The chart above has an x-axis that is time - from the beginning of human existence until we re-achieve living within the constraints of what our planet can support. The y-axis is separated into two halves by the x-axis. Below the x-axis we have the ‘Source', or what might be better understood through an economic analogy as the ‘Principal'; and above the line are the ‘Blessings' of the Earth, or in our economic analogy, the ‘Interest' from the ‘Principal'. When the curve resides above the x-axis, it represents the unused blessings of the Earth. So you can see that for millions of years, people didn't consume or pollute at anywhere near the capacity of the Earth to replenish or cleanse. Now we are consuming more than the Earth can handle, and the 'Curve of Hope' is intended to once again bring us within the Earth's capacity.

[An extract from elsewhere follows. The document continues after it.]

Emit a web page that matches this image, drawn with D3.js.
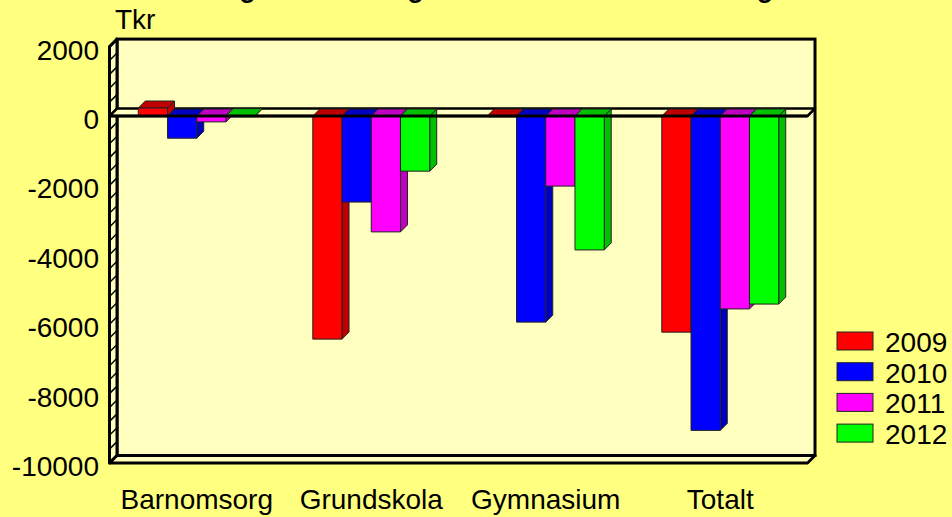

First, let's spend a moment looking at the seriousness of our sustainability problem, symbolized by the ‘Exponential Waste and Pollution' line. Most of us are well aware that we are in a period of mass extinction because we are destroying the system conditions (typed on the lower right hand side of the chart above) necessary for life. We know pretty much why and who's responsible. In the United States we are 6% of the Earth's population and consume 40% of the resources. And so "We are probably the last generation to live without acutely suffering the irreparable damage we've done to the Earth".

The next chapter, 'The Tragedy of the Commons', will focus on the origin and magnitude of the problem.

Clearly we are blessed to be, "the first with the intellectual and technical capacity to address it." Chapter 3 of this Section, 'Exponential Improvements' will focus on counteracting the exponential vicious cycles we've created that are the basis of our 'Tragedy' with exponential virtuous cycles.

In order to overcome some of the stumbling blocks normally encountered when we try to tackle such a massive endeavor, the reader is asked to possibly suspend disbelief, and assume two new mind-sets regarding what constitutes a problem. The first is to discard the notion that the Earth and our lives are problems, but to discern them appreciatively - to assume a reverence for life and all that creates and sustains it. The second is that perhaps what we've labeled as a problem isn't a problem, but in fact a symptom. I was in a meeting recently to plan for an anti-war, specifically Iraq, rally, and a gentleman pointed out that the war wasn't the problem but the symptom. This struck a deep chord with me. War was something certain people perpetuated when they had lost their ethical compass; when power and wealth were more important than another country's sovereignty; when there wasn't a sense that life is about life and should be cherished. War is a finite game as discussed in chapter 1 of this book, and whenever the goals and objectives of a finite game overwhelm the guiding principles of the infinite game we wish to play, they are a symptom masquerading as a problem.

The chapters that follow in this section are my contribution to help organize and accelerate the work that I perceive needs doing.



Please think about your own reaction to the nature and magnitude of our problem. Whether you knew the information presented or learned it while reading, what was your reaction?

Do you agree that we are at a nexus point?
Did you discern life as a blessing rather than a problem?
Does the construct and the chapter give you a new glimmer of hope?
Does labeling problems as symptoms of our inability to play the infinite game help you?